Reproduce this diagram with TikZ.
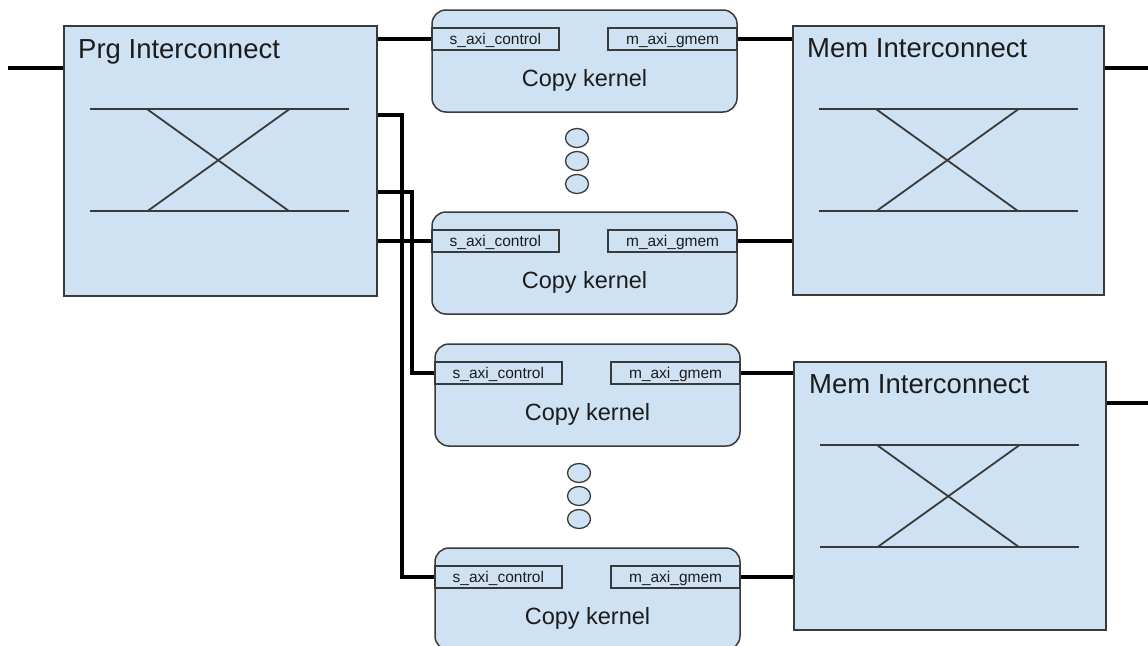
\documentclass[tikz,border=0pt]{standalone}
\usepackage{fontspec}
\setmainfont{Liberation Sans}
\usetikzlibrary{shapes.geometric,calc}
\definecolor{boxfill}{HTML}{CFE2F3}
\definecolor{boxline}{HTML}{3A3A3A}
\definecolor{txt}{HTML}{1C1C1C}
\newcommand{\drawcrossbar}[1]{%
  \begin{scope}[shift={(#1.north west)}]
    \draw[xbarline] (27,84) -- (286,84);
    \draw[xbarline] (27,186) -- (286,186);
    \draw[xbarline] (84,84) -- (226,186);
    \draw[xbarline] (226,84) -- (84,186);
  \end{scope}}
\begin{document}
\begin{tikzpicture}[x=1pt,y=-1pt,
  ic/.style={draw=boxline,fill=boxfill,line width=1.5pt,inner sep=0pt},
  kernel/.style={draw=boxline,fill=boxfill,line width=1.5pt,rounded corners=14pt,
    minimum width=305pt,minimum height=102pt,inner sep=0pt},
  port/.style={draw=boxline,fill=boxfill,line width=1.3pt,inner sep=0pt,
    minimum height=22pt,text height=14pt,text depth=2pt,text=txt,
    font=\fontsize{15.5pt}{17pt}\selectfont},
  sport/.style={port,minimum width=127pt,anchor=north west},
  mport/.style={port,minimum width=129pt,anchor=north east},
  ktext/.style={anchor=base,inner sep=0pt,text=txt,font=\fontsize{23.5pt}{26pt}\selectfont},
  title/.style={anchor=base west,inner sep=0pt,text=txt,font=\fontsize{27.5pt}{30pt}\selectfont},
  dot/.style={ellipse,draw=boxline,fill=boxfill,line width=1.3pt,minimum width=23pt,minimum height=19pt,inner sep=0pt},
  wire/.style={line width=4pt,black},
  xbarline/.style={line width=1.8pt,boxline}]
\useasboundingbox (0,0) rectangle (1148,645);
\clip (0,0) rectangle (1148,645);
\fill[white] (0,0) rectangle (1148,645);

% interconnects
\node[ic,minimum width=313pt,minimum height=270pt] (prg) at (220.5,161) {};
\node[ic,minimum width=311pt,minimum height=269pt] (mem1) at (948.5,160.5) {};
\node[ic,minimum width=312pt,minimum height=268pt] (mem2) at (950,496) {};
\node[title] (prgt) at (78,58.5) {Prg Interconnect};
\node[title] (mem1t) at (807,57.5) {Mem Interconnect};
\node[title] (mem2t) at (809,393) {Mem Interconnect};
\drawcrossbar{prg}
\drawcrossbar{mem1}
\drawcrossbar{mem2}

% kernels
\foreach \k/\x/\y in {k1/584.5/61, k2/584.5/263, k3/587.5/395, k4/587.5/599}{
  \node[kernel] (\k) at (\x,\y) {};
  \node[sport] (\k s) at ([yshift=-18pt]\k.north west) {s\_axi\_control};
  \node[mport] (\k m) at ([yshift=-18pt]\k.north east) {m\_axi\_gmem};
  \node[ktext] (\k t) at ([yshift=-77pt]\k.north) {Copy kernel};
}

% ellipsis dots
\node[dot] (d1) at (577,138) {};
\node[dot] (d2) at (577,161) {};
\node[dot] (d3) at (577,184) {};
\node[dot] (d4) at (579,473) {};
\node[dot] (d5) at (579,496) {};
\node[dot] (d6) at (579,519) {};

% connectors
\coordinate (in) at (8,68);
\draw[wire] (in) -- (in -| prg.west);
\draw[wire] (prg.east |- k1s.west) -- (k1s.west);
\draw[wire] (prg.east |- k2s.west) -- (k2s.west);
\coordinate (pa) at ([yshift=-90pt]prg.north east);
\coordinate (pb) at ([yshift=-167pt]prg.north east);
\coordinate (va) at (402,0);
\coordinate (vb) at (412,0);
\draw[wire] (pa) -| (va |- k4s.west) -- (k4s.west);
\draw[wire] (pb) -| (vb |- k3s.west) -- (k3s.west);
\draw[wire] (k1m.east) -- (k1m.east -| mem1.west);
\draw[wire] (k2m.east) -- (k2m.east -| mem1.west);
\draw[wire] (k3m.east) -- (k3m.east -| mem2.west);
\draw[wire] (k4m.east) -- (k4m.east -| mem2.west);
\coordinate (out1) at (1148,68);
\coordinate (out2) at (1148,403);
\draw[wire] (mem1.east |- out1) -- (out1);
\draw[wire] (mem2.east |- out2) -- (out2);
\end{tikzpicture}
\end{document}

** Task brief **
Copy each line exactly, and leave the pictures out of your copy.

** Task result **
Reproduce this diagram with TikZ.
\documentclass[tikz,border=0pt]{standalone}
\usepackage{fontspec}
\setmainfont{Liberation Sans}
\usetikzlibrary{shapes.geometric,calc}
\definecolor{boxfill}{HTML}{CFE2F3}
\definecolor{boxline}{HTML}{3A3A3A}
\definecolor{txt}{HTML}{1C1C1C}
\newcommand{\drawcrossbar}[1]{%
  \begin{scope}[shift={(#1.north west)}]
    \draw[xbarline] (27,84) -- (286,84);
    \draw[xbarline] (27,186) -- (286,186);
    \draw[xbarline] (84,84) -- (226,186);
    \draw[xbarline] (226,84) -- (84,186);
  \end{scope}}
\begin{document}
\begin{tikzpicture}[x=1pt,y=-1pt,
  ic/.style={draw=boxline,fill=boxfill,line width=1.5pt,inner sep=0pt},
  kernel/.style={draw=boxline,fill=boxfill,line width=1.5pt,rounded corners=14pt,
    minimum width=305pt,minimum height=102pt,inner sep=0pt},
  port/.style={draw=boxline,fill=boxfill,line width=1.3pt,inner sep=0pt,
    minimum height=22pt,text height=14pt,text depth=2pt,text=txt,
    font=\fontsize{15.5pt}{17pt}\selectfont},
  sport/.style={port,minimum width=127pt,anchor=north west},
  mport/.style={port,minimum width=129pt,anchor=north east},
  ktext/.style={anchor=base,inner sep=0pt,text=txt,font=\fontsize{23.5pt}{26pt}\selectfont},
  title/.style={anchor=base west,inner sep=0pt,text=txt,font=\fontsize{27.5pt}{30pt}\selectfont},
  dot/.style={ellipse,draw=boxline,fill=boxfill,line width=1.3pt,minimum width=23pt,minimum height=19pt,inner sep=0pt},
  wire/.style={line width=4pt,black},
  xbarline/.style={line width=1.8pt,boxline}]
\useasboundingbox (0,0) rectangle (1148,645);
\clip (0,0) rectangle (1148,645);
\fill[white] (0,0) rectangle (1148,645);

% interconnects
\node[ic,minimum width=313pt,minimum height=270pt] (prg) at (220.5,161) {};
\node[ic,minimum width=311pt,minimum height=269pt] (mem1) at (948.5,160.5) {};
\node[ic,minimum width=312pt,minimum height=268pt] (mem2) at (950,496) {};
\node[title] (prgt) at (78,58.5) {Prg Interconnect};
\node[title] (mem1t) at (807,57.5) {Mem Interconnect};
\node[title] (mem2t) at (809,393) {Mem Interconnect};
\drawcrossbar{prg}
\drawcrossbar{mem1}
\drawcrossbar{mem2}

% kernels
\foreach \k/\x/\y in {k1/584.5/61, k2/584.5/263, k3/587.5/395, k4/587.5/599}{
  \node[kernel] (\k) at (\x,\y) {};
  \node[sport] (\k s) at ([yshift=-18pt]\k.north west) {s\_axi\_control};
  \node[mport] (\k m) at ([yshift=-18pt]\k.north east) {m\_axi\_gmem};
  \node[ktext] (\k t) at ([yshift=-77pt]\k.north) {Copy kernel};
}

% ellipsis dots
\node[dot] (d1) at (577,138) {};
\node[dot] (d2) at (577,161) {};
\node[dot] (d3) at (577,184) {};
\node[dot] (d4) at (579,473) {};
\node[dot] (d5) at (579,496) {};
\node[dot] (d6) at (579,519) {};

% connectors
\coordinate (in) at (8,68);
\draw[wire] (in) -- (in -| prg.west);
\draw[wire] (prg.east |- k1s.west) -- (k1s.west);
\draw[wire] (prg.east |- k2s.west) -- (k2s.west);
\coordinate (pa) at ([yshift=-90pt]prg.north east);
\coordinate (pb) at ([yshift=-167pt]prg.north east);
\coordinate (va) at (402,0);
\coordinate (vb) at (412,0);
\draw[wire] (pa) -| (va |- k4s.west) -- (k4s.west);
\draw[wire] (pb) -| (vb |- k3s.west) -- (k3s.west);
\draw[wire] (k1m.east) -- (k1m.east -| mem1.west);
\draw[wire] (k2m.east) -- (k2m.east -| mem1.west);
\draw[wire] (k3m.east) -- (k3m.east -| mem2.west);
\draw[wire] (k4m.east) -- (k4m.east -| mem2.west);
\coordinate (out1) at (1148,68);
\coordinate (out2) at (1148,403);
\draw[wire] (mem1.east |- out1) -- (out1);
\draw[wire] (mem2.east |- out2) -- (out2);
\end{tikzpicture}
\end{document}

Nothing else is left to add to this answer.